In turn, media frames the public discourse and, over time, constructs social & political attitudes. For example, conservative talk radio played a crucial role over the course of a generation in helping support the religious right and its political avatars like Sarah Palin. Similarly, television and the film industry have done a great deal to humanize the LGBT community for many Americans.

While corporate-supporting moderates and committed progressives struggle over the Democratic party, Republicans remain riven between neo-conservative fascists and small-government libertarians. In this context, the emergence of a credible progressive voice on the national political landscape could transform its geography for generations by shifting the center.

Today's Opportunity vs. Gingrich's Over-Reach

In the 1990s, then-Speaker of the House Newt Gingrich argued that the Republican Party had attained a "permanent majority" that would relegate the Democratic Party to essential irrelevance. On the one hand, predictions of the GOP's collapse may appear to risk the same historical error as Gingrich's prediction. But 2008 is distinguishable from 1994.

In 1994, the Members of Congress who swung the House to Republican rule won their elections -- and subsequently governed -- based on an assertive conservative ideology. The rejection of their dominance in the 2006 and 2008 elections ultimately reflects popular disillusion with the GOP's over-reach.

In contrast, today's Democratic leadership in Congress is decidedly centrist. To the extent it risks popular disillusion, it is that of its progressive base, not with moderates alienated by an agenda-driven approach to politics. With Democrats firmly gripping the center, the wings of the electoral bell curve are up for grabs. A party aggressively defending civil liberties and seeking opportunities to help working people will find fertile electoral soil on the coasts.

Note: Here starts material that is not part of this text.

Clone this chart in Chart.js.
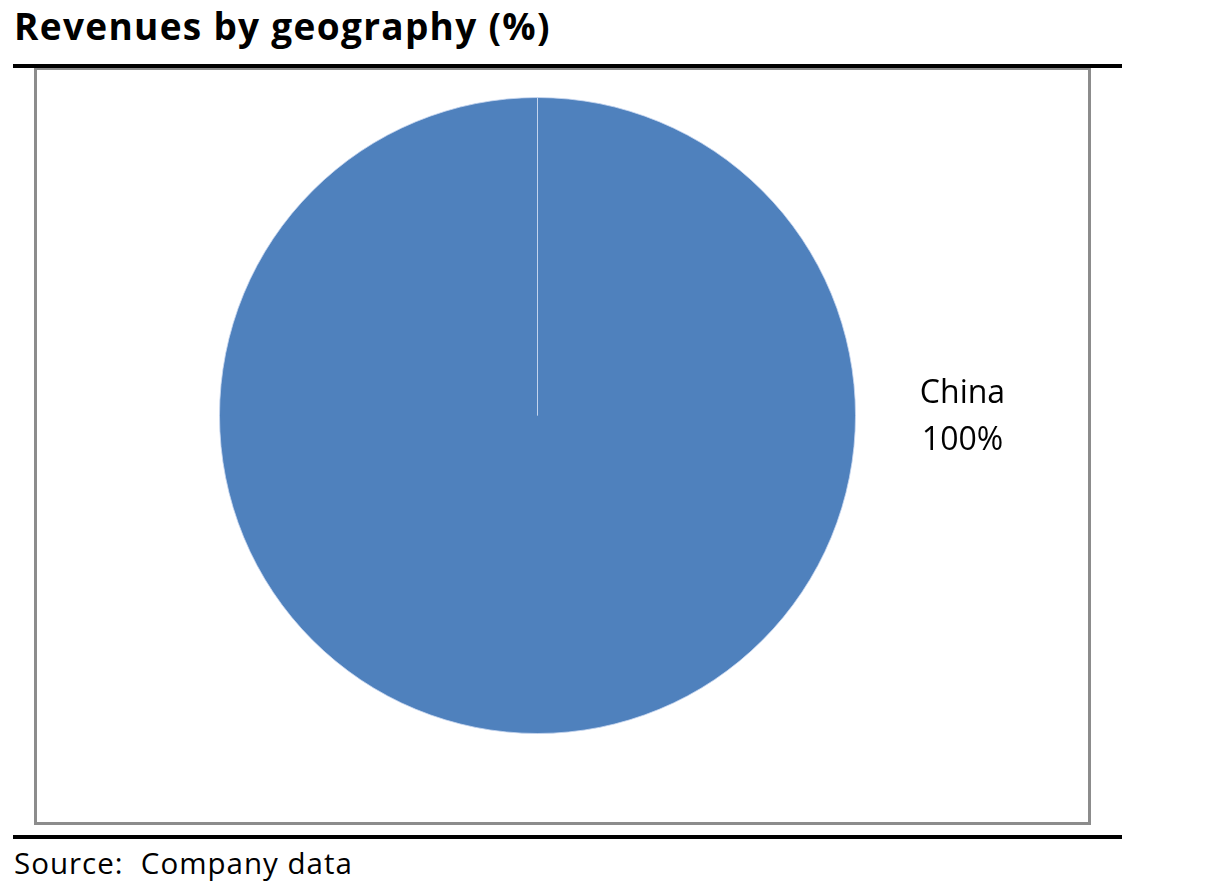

Thinking on a generational scale helps reveal other changes wrought by Obama's election. In addition to its widely discussed hope for helping heal race relations, it will also transform John Kerry's historical legacy. A candidate who resigned his own anti-war legacy and failed to vindicate the tragic legacy of Al Gore, Kerry will one day be remembered for his prescience in giving Obama his first national exposure, setting him on his course to the White House.

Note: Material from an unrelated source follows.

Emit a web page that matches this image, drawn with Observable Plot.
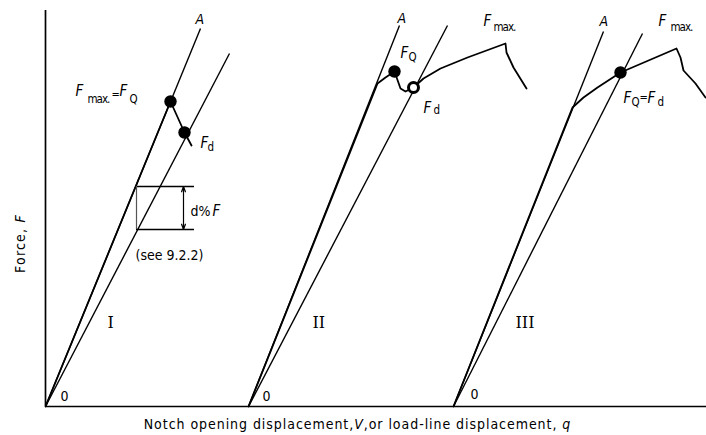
<!DOCTYPE html>
<html>
<head>
<meta charset="utf-8">
<script src="https://cdn.jsdelivr.net/npm/d3@7"></script>
<script src="https://cdn.jsdelivr.net/npm/@observablehq/plot@0.6"></script>
<style>
  html, body { margin: 0; padding: 0; background: #fff; }
  #chart svg { display: block; }
</style>
</head>
<body>
<div id="chart"></div>
<script>
// Force–displacement records for the three typical test types
// (displacement along x, force along y, in drawing units).
const curveI = [[0, 0], [125, 305], [139, 274], [146, 261]];
const curveII = [[203, 0], [332, 323], [340, 329], [349, 335], [355, 318], [360, 315], [368, 319],
                 [378, 328], [395, 338], [422, 349], [460, 363], [461, 354], [468, 339], [481, 318]];
const curveIII = [[408, 0], [527, 299], [538, 309], [552, 319], [575, 334], [631, 358],
                  [635, 349], [638, 336], [650, 323], [660, 309]];

// Initial tangent (line A) and the reduced-slope secant, one pair per type: [x1, y1, x2, y2]
const tangentLines = [[0, 0, 155, 378], [203, 0, 354, 381], [408, 0, 558, 375]];
const secantLines = [[0, 0, 184, 353], [203, 0, 402, 381], [408, 0, 597, 373]];

// Characteristic points F_Q, F_d, F_max
const solidPoints = [[125, 305], [139, 274], [349, 335], [575, 334]];
const openPoints = [[368, 319]];

// d%F construction box: [xLeft, xRight, yBottom, yTop], arrow at x
const deltaBox = [91, 149, 177, 220];
const deltaArrowX = 138;

// Axis extents
const axisTop = 396;
const axisRight = 661;

// Labels: [text, x, y(baseline)]
const italicLabels = [
  ["F", 30, 311], ["F", 74, 311], ["F", 155, 259],
  ["F", 355, 349], ["F", 378, 294], ["F", 438, 381],
  ["F", 613, 381], ["F", 578, 304], ["F", 602, 304],
  ["F", 167, 191]
];
const letterA = [["A", 150, 383], ["A", 352, 384], ["A", 554, 381]];
const subscriptLabels = [
  ["max.", 42, 304], ["Q", 84, 304], ["d", 162, 256],
  ["Q", 363, 346], ["d", 388, 293], ["max.", 448, 376],
  ["max.", 625, 376], ["Q", 586, 301], ["d", 612, 301]
];
const equalsLabels = [["=", 66, 309], ["=", 594, 306]];
const plainLabels = [["d%", 145, 191], ["(see 9.2.2)", 90, 147]];
const originLabels = [["0", 15, 6], ["0", 217, 6], ["0", 425, 8]];
const typeLabels = [["I", 62, 79], ["II", 267, 79], ["III", 470, 79]];

// Axis titles, as runs of [text, italic?]
const xTitleRuns = [["Notch opening displacement,", false], ["V", true],
                    [",or load-line displacement, ", false], ["q", true]];
const yTitleRuns = [["Force, ", false], ["F", true]];
const xTitle = xTitleRuns.map((r) => r[0]).join("");
const yTitle = yTitleRuns.map((r) => r[0]).join("");

const sans = "'DejaVu Sans Condensed', 'DejaVu Sans', sans-serif";
const serif = "'DejaVu Serif', 'Liberation Serif', serif";
const ink = "#000";

const toPts = (rows) => rows.map(([x, y]) => ({x, y}));
const toSeg = (rows) => rows.map(([x1, y1, x2, y2]) => ({x1, y1, x2, y2}));
const toLab = (rows) => rows.map(([t, x, y]) => ({t, x, y}));
const labelOpts = {x: "x", y: "y", text: "t", textAnchor: "start", lineAnchor: "bottom", fill: ink};

const lineOpts = {x: "x", y: "y", stroke: ink, strokeWidth: 1.8, strokeLinejoin: "round"};

const chart = Plot.plot({
  width: 706,
  height: 435,
  marginLeft: 45,
  marginRight: 0,
  marginTop: 0,
  marginBottom: 29,
  x: {domain: [0, axisRight], axis: null},
  y: {domain: [0, 406], axis: null},
  style: {background: "#fff", fontFamily: sans, overflow: "visible", color: ink},
  marks: [
    // axes
    Plot.ruleX([0], {y1: 0, y2: axisTop, stroke: ink, strokeWidth: 1.7}),
    Plot.ruleY([0], {x1: 0, x2: axisRight, stroke: ink, strokeWidth: 1.7}),

    // tangent and secant lines
    Plot.link(toSeg(tangentLines), {x1: "x1", y1: "y1", x2: "x2", y2: "y2", stroke: ink, strokeWidth: 1.4}),
    Plot.link(toSeg(secantLines), {x1: "x1", y1: "y1", x2: "x2", y2: "y2", stroke: ink, strokeWidth: 1.4}),

    // force-displacement records
    Plot.line(toPts(curveI), lineOpts),
    Plot.line(toPts(curveII), lineOpts),
    Plot.line(toPts(curveIII), lineOpts),

    // d%F construction
    Plot.ruleY([deltaBox[3], deltaBox[2]], {x1: deltaBox[0], x2: deltaBox[1], stroke: ink, strokeWidth: 1.3}),
    Plot.ruleX([deltaBox[0]], {y1: deltaBox[2], y2: deltaBox[3], stroke: "#555", strokeWidth: 1.2}),
    Plot.arrow([deltaBox[3], deltaBox[2]], {
      x1: deltaArrowX, x2: deltaArrowX,
      y1: (deltaBox[2] + deltaBox[3]) / 2, y2: (d) => d,
      stroke: ink, strokeWidth: 1.2, headLength: 7, headAngle: 40
    }),

    // characteristic points
    Plot.dot(toPts(solidPoints), {x: "x", y: "y", r: 6.2, fill: ink, stroke: "none"}),
    Plot.dot(toPts(openPoints), {x: "x", y: "y", r: 5, fill: "#fff", stroke: ink, strokeWidth: 3}),

    // labels
    Plot.text(toLab(italicLabels), {...labelOpts, fontSize: 15, fontStyle: "italic"}),
    Plot.text(toLab(letterA), {...labelOpts, fontSize: 14, fontStyle: "italic"}),
    Plot.text(toLab(subscriptLabels), {...labelOpts, fontSize: 11.5}),
    Plot.text(toLab(equalsLabels), {...labelOpts, fontSize: 11}),
    Plot.text(toLab(plainLabels), {...labelOpts, fontSize: 14}),
    Plot.text(toLab(originLabels), {...labelOpts, fontSize: 14}),
    Plot.text(toLab(typeLabels), {...labelOpts, fontSize: 16, fontFamily: serif}),

    // axis titles
    Plot.text([xTitle], {x: 312, y: -22, text: (d) => d, textAnchor: "middle", lineAnchor: "bottom",
      fontSize: 14, fill: ink}),
    Plot.text([yTitle], {x: -25, y: 163, text: (d) => d, rotate: -90, textAnchor: "middle",
      fontSize: 14, fill: ink})
  ]
});

// Letter spacing: open on the axis titles, tight on the "max." subscripts
const spacing = new Map([[xTitle, 0.95], [yTitle, 1.2], ["max.", -1]]);
const runs = new Map([[xTitle, xTitleRuns], [yTitle, yTitleRuns]]);
d3.select(chart).selectAll("text")
  .filter(function () { return spacing.has(this.textContent); })
  .each(function () {
    const t = this.textContent;
    const el = d3.select(this).attr("letter-spacing", spacing.get(t));
    // italic symbols inside the axis titles
    if (runs.has(t)) {
      el.text(null);
      for (const [s, it] of runs.get(t)) {
        el.append("tspan").attr("font-style", it ? "italic" : null).text(s);
      }
    }
  });

document.getElementById("chart").append(chart);
</script>
</body>
</html>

The Need to Keep up the Heat

As it sweeps into the Washington, the Obama Administration could spell the beginning of a new era in American politics. But it will need our help.

Grassroots mobilization may not be sufficient to remove all of Obama's obstacles, but it remains at least necessary. Without continuing pressure from civil society, Obama will face constraints imposed by the moderate Congress, the right-wing Court, and holdovers from the Bush years within his Administration and the federal bureaucracy.

But continued pressure could change everything. Moderates in Congress will either heed the emerging progressive consensus, or yield their seats. Holdovers from the prior Administration will recognize that their own political and historical futures depend on supporting the President's agenda, rather than predictably impeding it.

And even if it fails to inspire the Court to take seriously the constitutional limits its role, popular pressure could at least embolden the President to intervene (as I propose in my ongoing Bush v. Gore series, which will ultimately propose a concrete plan for the Administration to balance the Court). Obama will confront the Court only if his base begins to clamor for the restoration of civil rights, constitutional transparency & consistency, judicial impartiality, and checks on judicial aggrandizement.

Finally, if Obama's supporters remain engaged and continue to advance progressive interests by building credible third party alternatives in regions where Democrats are dominant, we could witness the end of the Republican Party as a national force and a return to sanity in our national discourse.

As we have proven to ourselves, the world, and Washington: Yes, we can, indeed.